- [Given exercise]:
Print the lines of the listing below verbatim from its first line through the line bearing "fractions = list(range(1, 39))". Any pictures are to be omitted.

- [Supplied information]:
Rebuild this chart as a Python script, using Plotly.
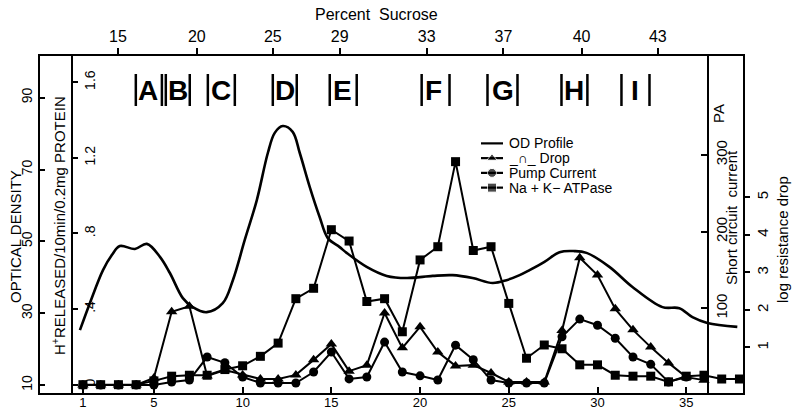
import plotly.graph_objects as go

# ---------------- data ----------------
fractions = list(range(1, 39))

# Na + K - ATPase (H+ released / 10 min / 0.2 mg protein), fractions 1..38
atpase = [0.00, 0.00, 0.00, 0.00, 0.02, 0.045, 0.05, 0.05, 0.08, 0.10,
          0.15, 0.22, 0.455, 0.51, 0.82, 0.76, 0.44, 0.455, 0.28, 0.66,
          0.73, 1.18, 0.71, 0.73, 0.43, 0.14, 0.21, 0.19, 0.105, 0.105,
          0.05, 0.045, 0.045, 0.015, 0.045, 0.05, 0.03, 0.03]

# resistance drop (log), fractions 1..36
drop_x = list(range(1, 37))
drop = [0.0, 0.0, 0.0, 0.0, 0.19, 1.95, 2.10, 0.24, 0.40, 0.27,
        0.16, 0.16, 0.27, 0.67, 1.09, 0.37, 0.53, 1.92, 0.99, 1.55,
        0.88, 0.51, 0.53, 0.32, 0.08, 0.08, 0.08, 1.45, 3.39, 2.93,
        2.03, 1.47, 1.01, 0.59, 0.21, 0.13]

# pump current (short circuit current, PA), fractions 1..35
pump_x = list(range(1, 36))
pump = [0, 0, 0, 0, 0, 4, 6.5, 36.5, 29, 10.4,
        2.6, 2.6, 2.6, 17, 43, 8, 10.4, 56, 17, 12,
        6.5, 52, 33, 6.5, 2.6, 2.6, 2.6, 63, 86, 78,
        61, 36.5, 27, 4, 10.4]

# OD profile (continuous)
od_x = [0.83, 1.39, 2.13, 2.63, 3.08, 3.93, 4.60, 5.34, 5.90, 6.63,
        7.19, 7.98, 8.88, 9.45, 10.12, 10.80, 11.42, 11.81, 12.26, 12.82,
        13.22, 13.78, 14.34, 14.80, 15.47, 15.86, 16.99, 18.12, 19.24, 20.71,
        21.83, 22.96, 24.09, 24.87, 25.61, 26.17, 27.01, 27.86, 28.70, 29.38,
        30.67, 31.97, 33.66, 34.61, 35.35, 36.19, 37.88]
od = [25.3, 32.8, 42.0, 46.2, 48.7, 47.9, 49.3, 45.7, 41.2, 34.2,
      31.7, 30.3, 32.8, 39.2, 50.4, 61.5, 74.6, 80.2, 82.1, 80.5,
      74.6, 65.2, 56.8, 50.9, 48.4, 46.8, 42.9, 40.4, 39.8, 40.4,
      40.6, 39.8, 38.4, 39.2, 40.6, 42.0, 44.3, 47.0, 47.3, 46.8,
      42.9, 37.3, 31.7, 31.4, 28.9, 27.3, 26.2]

bottom_ticks = [1, 5, 10, 15, 20, 25, 30, 35]
sucrose_pos = [2.97, 7.42, 11.7, 15.47, 20.37, 24.7, 29.1, 33.4]
sucrose_labels = ["15", "20", "25", "29", "33", "37", "40", "43"]

od_ticks = [10, 30, 50, 70, 90]
h_ticks = [0, 0.4, 0.8, 1.2, 1.6]
h_labels = ["0", ".4", ".8", "1.2", "1.6"]
pa_ticks = [100, 200, 300]
log_ticks = [1, 2, 3, 4, 5]

band_letters = ["A", "B", "C", "D", "E", "F", "G", "H", "I"]
band_center = [4.66, 6.35, 8.77, 12.37, 15.64, 20.76, 24.65, 28.70, 32.14]
band_left = [3.98, 5.67, 8.04, 11.70, 14.91, 20.09, 23.80, 27.97, 31.35]
band_right = [5.45, 7.02, 9.56, 13.05, 16.43, 21.66, 25.49, 29.43, 32.93]

legend_names = ["OD Profile", "_\u2229_ Drop", "Pump Current", "Na + K\u2212 ATPase"]
legend_symbols = [None, "triangle-up", "circle", "square"]

# ---------------- layout helpers ----------------
W, H = 792, 410
L, R, T, B = 40, 743, 56, 393


def px(x):
    return (x - L) / (R - L)


def py(y):
    return (B - y) / (B - T)


FONT = "Liberation Sans, Arial, sans-serif"
BLACK = "black"

fig = go.Figure()

fig.add_trace(go.Scatter(
    x=od_x, y=od, mode="lines", name=legend_names[0],
    line=dict(color=BLACK, width=2.6, shape="spline", smoothing=1.0),
    xaxis="x", yaxis="y"))

fig.add_trace(go.Scatter(
    x=drop_x, y=drop, mode="lines+markers", name=legend_names[1],
    line=dict(color=BLACK, width=2),
    marker=dict(symbol="triangle-up", size=10, color=BLACK),
    xaxis="x", yaxis="y4"))

fig.add_trace(go.Scatter(
    x=pump_x, y=pump, mode="lines+markers", name=legend_names[2],
    line=dict(color=BLACK, width=2),
    marker=dict(symbol="circle", size=9, color=BLACK),
    xaxis="x", yaxis="y3"))

fig.add_trace(go.Scatter(
    x=fractions, y=atpase, mode="lines+markers", name=legend_names[3],
    line=dict(color=BLACK, width=2),
    marker=dict(symbol="square", size=9, color=BLACK),
    xaxis="x", yaxis="y2"))

# axis-helper trace so the top sucrose axis is drawn
xr = [-1.42, 38.2]
fig.add_trace(go.Scatter(x=[xr[0]], y=[None], xaxis="x2", yaxis="y",
                         showlegend=False, hoverinfo="skip"))

# legend keys (drawn on their own small helper axes)
for i, sym in enumerate(legend_symbols):
    if sym is None:
        fig.add_trace(go.Scatter(x=[0, 1], y=[i, i], mode="lines",
                                 line=dict(color=BLACK, width=2.2),
                                 xaxis="x3", yaxis="y5", showlegend=False,
                                 hoverinfo="skip"))
    else:
        fig.add_trace(go.Scatter(x=[0, 0.5, 1], y=[i, i, i], mode="lines+markers",
                                 line=dict(color=BLACK, width=2.2),
                                 marker=dict(symbol=sym, size=[0, 9, 0], color=BLACK),
                                 xaxis="x3", yaxis="y5", showlegend=False,
                                 hoverinfo="skip"))

common = dict(automargin=False, showgrid=False, zeroline=False)

fig.update_layout(
    template="none",
    width=W, height=H,
    margin=dict(l=L, r=W - R, t=T, b=H - B, pad=0),
    paper_bgcolor="white", plot_bgcolor="white",
    font=dict(family=FONT, color=BLACK, size=14),
    showlegend=False,
    xaxis=dict(range=xr, tickvals=bottom_ticks, ticks="inside", ticklen=6,
               tickwidth=2, tickcolor=BLACK, showline=True, linecolor=BLACK,
               linewidth=2, mirror=True, tickfont=dict(size=13),
               ticklabelstandoff=-4, **common),
    xaxis2=dict(range=xr, overlaying="x", side="top", anchor="y",
                tickvals=sucrose_pos, ticktext=sucrose_labels, ticks="outside",
                ticklen=7, tickwidth=2, tickcolor=BLACK, showline=False,
                tickfont=dict(size=16), **common),
    xaxis3=dict(domain=[px(481), px(503)], range=[0, 1], anchor="y5",
                visible=False, **common),
    yaxis=dict(range=[7.8, 101.6], tickvals=od_ticks, ticks="inside",
               ticklen=5, tickwidth=2, tickcolor=BLACK, tickangle=-90,
               showline=True, linecolor=BLACK, linewidth=2, mirror=True,
               tickfont=dict(size=14), **common),
    yaxis2=dict(range=[-0.044, 1.739], domain=[0, 0.9525], overlaying="y",
                anchor="free", position=px(72), side="right",
                tickvals=h_ticks, ticktext=h_labels, ticks="outside",
                ticklen=5, tickwidth=2, tickcolor=BLACK, tickangle=-90,
                showline=True, linecolor=BLACK, linewidth=2,
                tickfont=dict(size=14), **common),
    yaxis3=dict(range=[-10.4, 429], overlaying="y", anchor="free",
                position=px(708), side="right", tickvals=pa_ticks,
                ticks="inside", ticklen=6, tickwidth=2, tickcolor=BLACK,
                tickangle=-90, showline=True, linecolor=BLACK, linewidth=2,
                tickfont=dict(size=15), **common),
    yaxis4=dict(range=[-0.213, 8.77], overlaying="y", anchor="x",
                side="right", tickvals=log_ticks, ticks="outside", ticklen=6,
                tickwidth=2, tickcolor=BLACK, tickangle=-90, showline=False,
                tickfont=dict(size=15), **common),
    yaxis5=dict(domain=[py(195), py(136)], range=[3.5, -0.5], anchor="x3",
                visible=False, **common),
)

ann = []
shapes = []


def text(xp_, yp_, s, size=15, angle=0, anchor="center"):
    ann.append(dict(x=px(xp_), y=py(yp_), xref="paper", yref="paper",
                    text=s, showarrow=False, textangle=angle,
                    xanchor=anchor, yanchor="middle",
                    font=dict(family=FONT, size=size, color=BLACK)))


text(15, 237, "OPTICAL DENSITY", 15, -90)
text(58, 226, "H<sup>+</sup>RELEASED/10min/0.2mg PROTEIN", 15, -90)
text(732, 218, "Short circuit  current", 15, -90)
text(719, 114, "PA", 15, -90)
text(782, 240, "log resistance drop", 15, -90)
text(376, 15, "Percent  Sucrose", 16)

# legend labels
for i, name in enumerate(legend_names):
    ann.append(dict(x=px(507), y=i, xref="paper", yref="y5", text=name,
                    showarrow=False, xanchor="left", yanchor="middle",
                    font=dict(family=FONT, size=14, color=BLACK)))

# fraction band labels |A| |B| ...
for lab, c, lo, hi in zip(band_letters, band_center, band_left, band_right):
    ann.append(dict(x=c, y=py(90), xref="x", yref="paper", text="<b>%s</b>" % lab,
                    showarrow=False, xanchor="center", yanchor="middle",
                    font=dict(family=FONT, size=28, color=BLACK)))
    for edge in (lo, hi):
        shapes.append(dict(type="line", xref="x", yref="paper", x0=edge, x1=edge,
                           y0=py(106), y1=py(74),
                           line=dict(color=BLACK, width=2.5)))

fig.update_layout(annotations=ann, shapes=shapes)

fig.write_html("out.html",
               config={"displayModeBar": False},
               post_script="document.body.style.margin='0';"
                           "document.body.style.overflow='hidden';")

- [Correct result]:
Rebuild this chart as a Python script, using Plotly.
import plotly.graph_objects as go

# ---------------- data ----------------
fractions = list(range(1, 39))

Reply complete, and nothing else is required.